Information shown ::
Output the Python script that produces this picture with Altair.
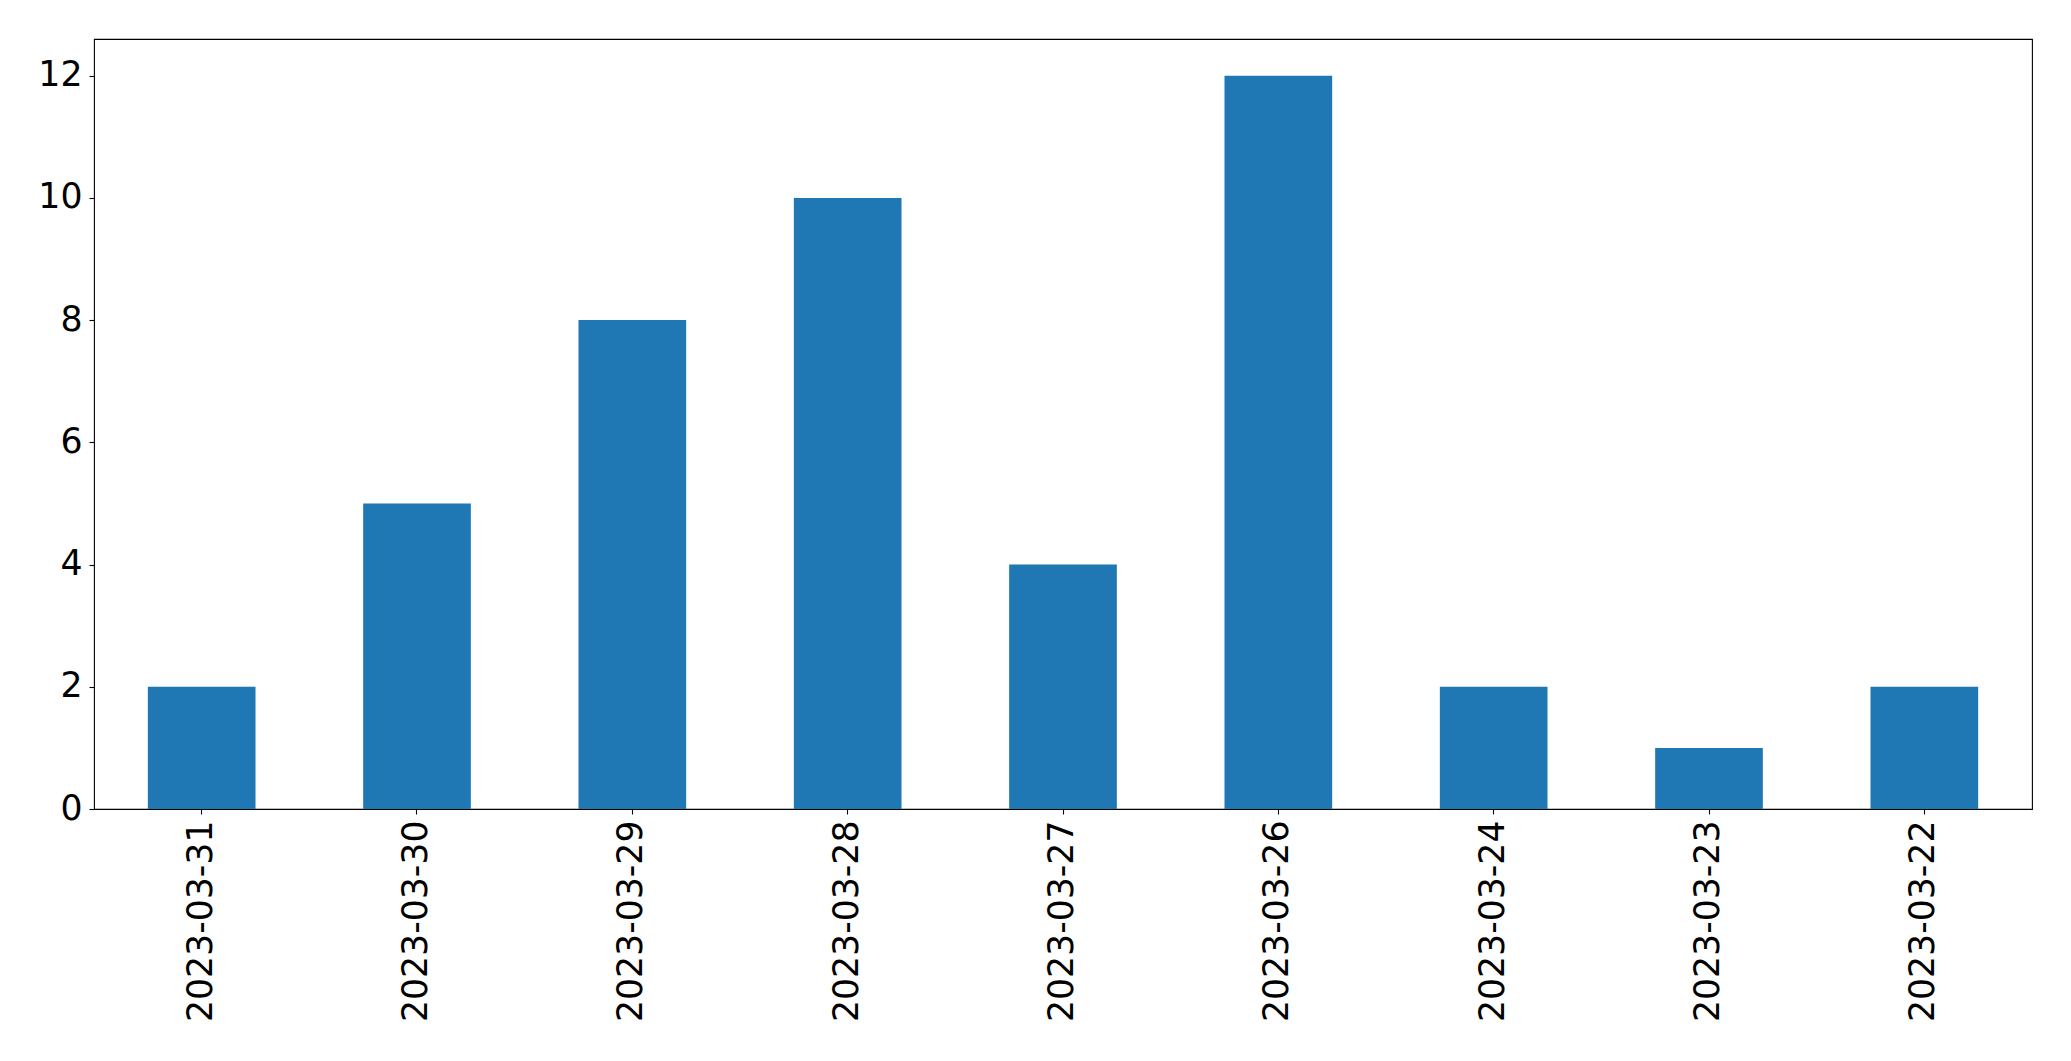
import altair as alt
import pandas as pd

dates = ["2023-03-31", "2023-03-30", "2023-03-29", "2023-03-28", "2023-03-27",
         "2023-03-26", "2023-03-24", "2023-03-23", "2023-03-22"]
counts = [2, 5, 8, 10, 4, 12, 2, 1, 2]
y_ticks = [0, 2, 4, 6, 8, 10, 12]

df = pd.DataFrame({"date": dates, "count": counts})

FONT = "DejaVu Sans"
FS = 34.7

chart = alt.Chart(df).mark_bar(color="#1f77b4").encode(
    x=alt.X("date:N", sort=None, title=None,
            scale=alt.Scale(paddingInner=0.5, paddingOuter=0.25),
            axis=alt.Axis(labelAngle=-90, labelFont=FONT, labelFontSize=FS,
                          labelColor="black", tickColor="black", tickSize=5,
                          tickWidth=1.1, domain=False, labelPadding=6,
                          labelLimit=0,
                          labelAlign="right", labelBaseline="middle")),
    y=alt.Y("count:Q", title=None,
            scale=alt.Scale(domain=[0, 12.6], nice=False, zero=True),
            axis=alt.Axis(values=y_ticks, labelFont=FONT, labelFontSize=FS,
                          labelColor="black", tickColor="black", tickSize=5,
                          tickWidth=1.1, domain=False, grid=False, labelPadding=7,
                          format="d")),
).properties(
    width=1938, height=770,
    autosize=alt.AutoSizeParams(type="none"),
    padding={"left": 86, "top": 31, "right": 30, "bottom": 230},
).configure(
    background="white",
    view=alt.ViewConfig(stroke="black", strokeWidth=1.1, fill="white"),
)

chart.save("out.html", embed_options={"renderer": "svg", "actions": False})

Written task :: Output all of the data exactly as it stands, minus any images.

Final result ::
Output the Python script that produces this picture with Altair.
import altair as alt
import pandas as pd

dates = ["2023-03-31", "2023-03-30", "2023-03-29", "2023-03-28", "2023-03-27",
         "2023-03-26", "2023-03-24", "2023-03-23", "2023-03-22"]
counts = [2, 5, 8, 10, 4, 12, 2, 1, 2]
y_ticks = [0, 2, 4, 6, 8, 10, 12]

df = pd.DataFrame({"date": dates, "count": counts})

FONT = "DejaVu Sans"
FS = 34.7

chart = alt.Chart(df).mark_bar(color="#1f77b4").encode(
    x=alt.X("date:N", sort=None, title=None,
            scale=alt.Scale(paddingInner=0.5, paddingOuter=0.25),
            axis=alt.Axis(labelAngle=-90, labelFont=FONT, labelFontSize=FS,
                          labelColor="black", tickColor="black", tickSize=5,
                          tickWidth=1.1, domain=False, labelPadding=6,
                          labelLimit=0,
                          labelAlign="right", labelBaseline="middle")),
    y=alt.Y("count:Q", title=None,
            scale=alt.Scale(domain=[0, 12.6], nice=False, zero=True),
            axis=alt.Axis(values=y_ticks, labelFont=FONT, labelFontSize=FS,
                          labelColor="black", tickColor="black", tickSize=5,
                          tickWidth=1.1, domain=False, grid=False, labelPadding=7,
                          format="d")),
).properties(
    width=1938, height=770,
    autosize=alt.AutoSizeParams(type="none"),
    padding={"left": 86, "top": 31, "right": 30, "bottom": 230},
).configure(
    background="white",
    view=alt.ViewConfig(stroke="black", strokeWidth=1.1, fill="white"),
)

chart.save("out.html", embed_options={"renderer": "svg", "actions": False})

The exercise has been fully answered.